The company, which counts 205 million monthly active users, today introduced Emoji Keyboard, an iOS app that brings more than 3,000 different stickers and emoji right into your keyboard. There’s no word at this point on when it will come to Android. Interestingly — and this is telling of Line’s strategy — the app is available worldwide with the exception of three countries: Japan, Taiwan and Thailand — three markets that account for over half of Line’s active user base.
So the aim is pretty clear, provide a service that can bring new users into Line’s messaging and app ecosystem — which includes photo apps, utilities apps, games and more — independently of its chat service.
This isn’t a new strategy for the company — earlier this month it introduced a group calling app that lets up to 200 users chat at once — but a sticker and emoji keyboard has a decent change of drawing an audience in markets like the U.S. and Europe, where Line’s messaging service has failed to make a dent.
We’ve already seen a number of sticker-based apps and services rises up — just last month Fleksy integrated Imoji’s sticker sets into its popular iOS and Android keyboard apps — and it’s becoming an interesting space, particularly in the U.S.. That’s because a number of different messaging apps have won out Stateside — Snapchat, Facebook Messenger and Kik, for example — while Apple’s large marketshare (around 50 percent, compared to minority shares in Asia) has meant iMessage remains a popular way to communicate.
That fragmented U.S. messaging market makes it tough for an outsider to develop a sizable audience for a new app, particularly given that most U.S. residents still use SMS. A keyboard app, on the other hand, is present across all messaging apps and services. That makes it an interesting medium to gain prominence (and take up precious real estate) inside a user’s device and their daily activity.

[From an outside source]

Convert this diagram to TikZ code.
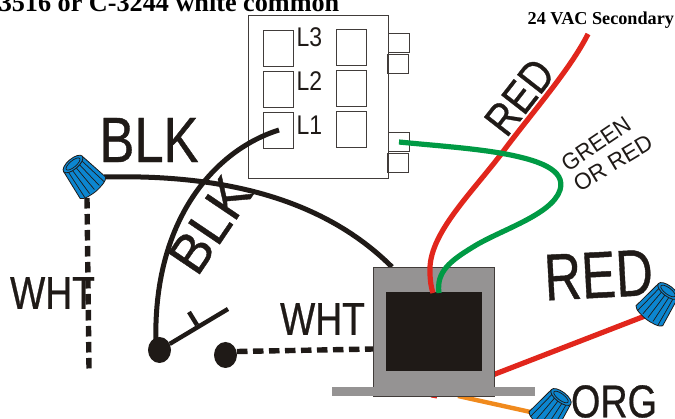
\documentclass[tikz,border=0pt]{standalone}
\usepackage{fontspec}
\usepackage{graphicx}
\setmainfont{Liberation Serif}
\newfontfamily\lsans{Liberation Sans}
\newfontfamily\lsansh[FakeBold=0.7]{Liberation Sans}
\usetikzlibrary{shapes.geometric}
\definecolor{ink}{HTML}{1F1A17}
\definecolor{wred}{HTML}{E1261C}
\definecolor{wgreen}{HTML}{009A44}
\definecolor{worange}{HTML}{F08A1D}
\definecolor{nutblue}{HTML}{0C86D0}
\definecolor{tgrey}{HTML}{959393}
\newcommand{\lbl}[3]{\scalebox{#2}[1]{\lsans\fontsize{#1}{#1}\selectfont #3}}
\newcommand{\lblh}[3]{\scalebox{#2}[1]{\lsansh\fontsize{#1}{#1}\selectfont #3}}
\tikzset{
  x=1pt,y=-1pt,
  outline/.style={draw=ink!85,line width=.8pt,fill=none,inner sep=0pt,outer sep=0pt},
  solidfill/.style={inner sep=0pt,outer sep=0pt},
  wirek/.style={draw=ink,line width=5pt},
  wirer/.style={draw=wred,line width=5.2pt},
  wireg/.style={draw=wgreen,line width=5.2pt},
  dashk/.style={draw=ink,line width=5.4pt,dash pattern=on 10.5pt off 5.5pt},
  txt/.style={inner sep=0pt,outer sep=0pt,text=ink},
  term/.style={ellipse,fill=ink,inner sep=0pt,outer sep=0pt,minimum width=23pt,minimum height=26pt},
  pics/nut/.style={code={
    \path[fill=nutblue,draw=ink,line width=.8pt,line join=round]
      (0,-10.5) -- (27,-14.5) .. controls (30,-13) and (31,-4) .. (31,0)
      .. controls (31,4) and (30,13) .. (27,14.5) -- (0,10.5) -- cycle;
    \foreach \s in {-7.5,-3.8,0,3.8,7.5}{
      \draw[ink,line width=.7pt] (2,\s) -- (29,{\s*1.45});
    }
    \path[fill=nutblue,draw=ink,line width=.8pt] (0,0) ellipse [x radius=4.6,y radius=10.6];
    \path[draw=ink,line width=.7pt] (0,0) ellipse [x radius=2.8,y radius=7.6];
  }}
}
\begin{document}
\begin{tikzpicture}
\useasboundingbox (0,0) rectangle (675,419);
\clip (0,0) rectangle (675,419);

% header texts
\node[inner sep=0pt,anchor=base east,text=black] (title) at (339.5,11.5) {\fontsize{26.2}{28}\selectfont\bfseries 3516 or C-3244 white common};
\node[inner sep=0pt,anchor=base west,text=black] (sec) at (527.5,25) {\fontsize{18.2}{20}\selectfont\bfseries 24 VAC Secondary};

% relay
\node[outline,fill=white,minimum width=139.5pt,minimum height=162.5pt] (relay) at (318.25,96.75) {};
\node[outline,minimum width=30.5pt,minimum height=36pt] (sl3) at (278.25,48) {};
\node[outline,minimum width=30.5pt,minimum height=36pt] (sl2) at (278.25,89) {};
\node[outline,minimum width=30.5pt,minimum height=36pt] (sl1) at (278.25,130) {};
\node[outline,minimum width=30pt,minimum height=36pt] (sr3) at (351,47) {};
\node[outline,minimum width=30pt,minimum height=36pt] (sr2) at (351,88) {};
\node[outline,minimum width=30pt,minimum height=36pt] (sr1) at (351,129) {};
\node[outline,minimum width=21pt,minimum height=19pt] (ta) at (398.5,42.5) {};
\node[outline,minimum width=21pt,minimum height=19pt] (tb) at (398,63.5) {};
\node[outline,minimum width=21pt,minimum height=19pt] (tc) at (398.5,142) {};
\node[outline,minimum width=21pt,minimum height=19pt] (td) at (398,163) {};
\node[txt,anchor=west] (l3) at (296.5,37) {\lbl{27}{.85}{L3}};
\node[txt,anchor=west] (l2) at (296.5,81) {\lbl{27}{.85}{L2}};
\node[txt,anchor=west] (l1) at (296.5,125) {\lbl{27}{.85}{L1}};

% named wire ends
\coordinate (l1end) at (279,130);
\coordinate (swroot) at (156,345);
\coordinate (nutL) at (104,177);
\coordinate (tTopL) at (392,267);
\coordinate (redTop) at (588,34);
\coordinate (redMid) at (502,153);
\coordinate (coreR) at (433,293);
\coordinate (greenStart) at (399,142);
\coordinate (coreG) at (439,293);
\coordinate (nutDashTop) at (87,198);
\coordinate (nutDashEnd) at (89,369);
\coordinate (bladeEnd) at (228,309);
\coordinate (tickA) at (197,325);
\coordinate (tickB) at (189,312);
\coordinate (swOut) at (237,351.5);
\coordinate (tLeft) at (374,349);
\coordinate (tRight) at (490,376);
\coordinate (nutR) at (645,316);
\coordinate (tBot) at (458,396);
\coordinate (nutO) at (535,413);
\coordinate (stubA) at (431,396);
\coordinate (stubB) at (437,397);

% secondary stubs below the transformer
\draw[wirer,line width=3pt] (stubA) -- (stubB);
\draw[draw=worange,line width=4.4pt] (tBot) -- (nutO);
\draw[wirer] (tRight) -- (nutR);

% black wires
\draw[wirek] (nutL) .. controls (190,175) and (310,185) .. (tTopL);
\draw[wirek] (l1end) .. controls (215,150) and (152,220) .. (swroot);
\draw[dashk] (nutDashTop) -- (nutDashEnd);

% switch
\node[term] (sw1) at (159.5,350) {};
\node[term] (sw2) at (225.5,355) {};
\draw[draw=ink,line width=4.4pt] (sw1) -- (bladeEnd);
\draw[draw=ink,line width=4.4pt] (tickA) -- (tickB);
\draw[dashk] (swOut) -- (tLeft);

% transformer
\node[solidfill,draw=ink!85,line width=.7pt,fill=tgrey,minimum width=121pt,minimum height=129pt] (xfmr) at (433.5,331.5) {};
\node[solidfill,fill=tgrey,minimum width=203pt,minimum height=9.5pt] (base) at (433.5,391.75) {};
\node[solidfill,fill=ink,minimum width=96.5pt,minimum height=78.5pt] (core) at (433.75,331.75) {};

% primary wires
\draw[wirer] (redTop) .. controls (570,70) and (530,115) .. (redMid)
  .. controls (470,195) and (428,235) .. (430,272) .. controls (430,280) and (431,287) .. (coreR);
\draw[wireg] (greenStart) .. controls (440,146) and (470,148) .. (500,153)
  .. controls (540,160) and (566,170) .. (560,190)
  .. controls (552,215) and (500,230) .. (473,247)
  .. controls (450,261) and (436,272) .. (coreG);

% wire nuts
\pic[rotate=-50,scale=1.15] at (73,164) {nut};
\pic[rotate=-127,scale=1.15] at (668,291) {nut};
\pic[rotate=-127,scale=1.15] at (561,397) {nut};

% labels
\node[txt] (blk1) at (149,140) {\lblh{64}{.82}{BLK}};
\node[txt,rotate=56] (blk2) at (210,225) {\lblh{55}{.98}{BLK}};
\node[txt] (wht1) at (52.5,293) {\lblh{46}{.81}{WHT}};
\node[txt] (wht2) at (322.5,319) {\lblh{46}{.81}{WHT}};
\node[txt,rotate=3] (red1) at (598.5,275) {\lblh{66}{.78}{RED}};
\node[txt] (org) at (614,401.5) {\lblh{46}{.82}{ORG}};
\node[txt,rotate=52] (red2) at (519.5,97) {\lblh{45}{.86}{RED}};
\node[txt,rotate=34] (grn) at (596,144) {\lbl{23}{.95}{GREEN}};
\node[txt,rotate=31] (orr) at (613,163) {\lbl{23}{.98}{OR RED}};
\end{tikzpicture}
\end{document}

Line’s keyboard app initially includes free stickers only, but users can add paid ones if they download the main Line app and buy them from the store. (Line was making $10 million per month from stickers back in 2013, so you can bet that figure has increased, but it is still only a fraction of the revenue it draws from games and other items.)
As for the app itself. It works just like Imoji and other sticker rivals. Most services in your phone, such as iMessage, will require you to copy and paste each sticker into a message bubble. So it’s less convenient than Line’s own app — which include an amazing feature that selects stickers as you type — but, if you’re not in a Line country, then you’re more likely to download a cute keyboard app than a chat app that none of your friends use.
If there’s one catch to this app, and other third-party keyboards, it’s the rather worrying message that pops up once you grant full access to the keyboard. That’s a necessary part of the process if you want a fancy keyboard, but in this day and age I wonder how wary people will trust third parties with their data in exchange for a few flashy, smiley faces?